Privacy and Algorithmic Accountability
Big data analytics presents threats to privacy and related values like fairness. Our position is that accountability is a key component of the solution space. Over the last decade, my research group has developed foundations and tools for protecting privacy via accountability. and extensive case studies to validate them.
In this talk, I will focus on the theory and practice of algorithmic accountability and comment on connections with formal methods. Our work is driven by the following question: When algorithmic systems, based on machine learning and related statistical methods, drive decision-making, how can we detect violations, explain decisions, hold entities in the decision-making chain accountable, and institute corrective measures? I will present two recent results in this space.

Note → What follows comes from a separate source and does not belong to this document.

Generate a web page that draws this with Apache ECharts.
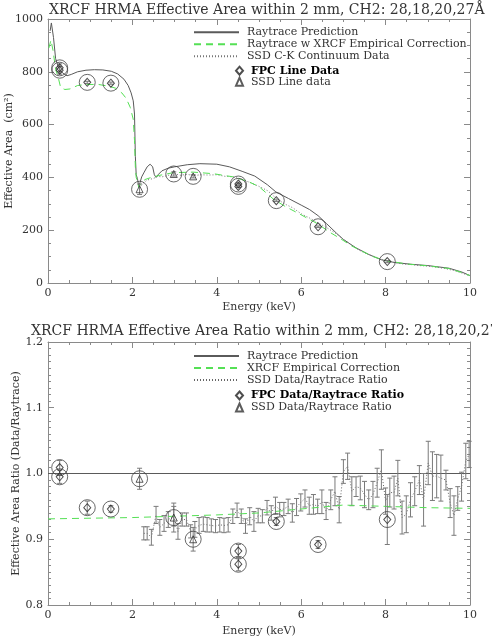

First, I will describe our work on detection of violations. We have developed the first statistically rigorous methodology for information flow experiments (IFE) to discover personal data use by black-box Web services. Our AdFisher tool implements an augmented version of this methodology to enable discovery of causal effects at scale. Its application resulted in the first study to demonstrate statistically significant evidence of discrimination in online behavioral advertising, more specifically, gender-based discrimination in the targeting of job-related ads. This methodology and class of tools can be used to provide external oversight of big data systems by researchers, regulatory agencies, investigative journalists, and civil liberties groups.
Second, I will describe our work on algorithmic transparency aimed at explaining decisions by big data systems with machine learning components. We develop a suite of quantitative input influence (QII) measures that quantify the causal influence of features (e.g., gender, age) on decisions made by a big data system. The QII measures form the basis of transparency reports that explain decisions about individuals (e.g., identifying features that were influential in a specific credit or insurance decision) and groups (e.g., identifying features influential in disparate impact based on gender). The associated methodology can be used to drive design of transparency mechanisms as well as internal testing and audit of big data systems.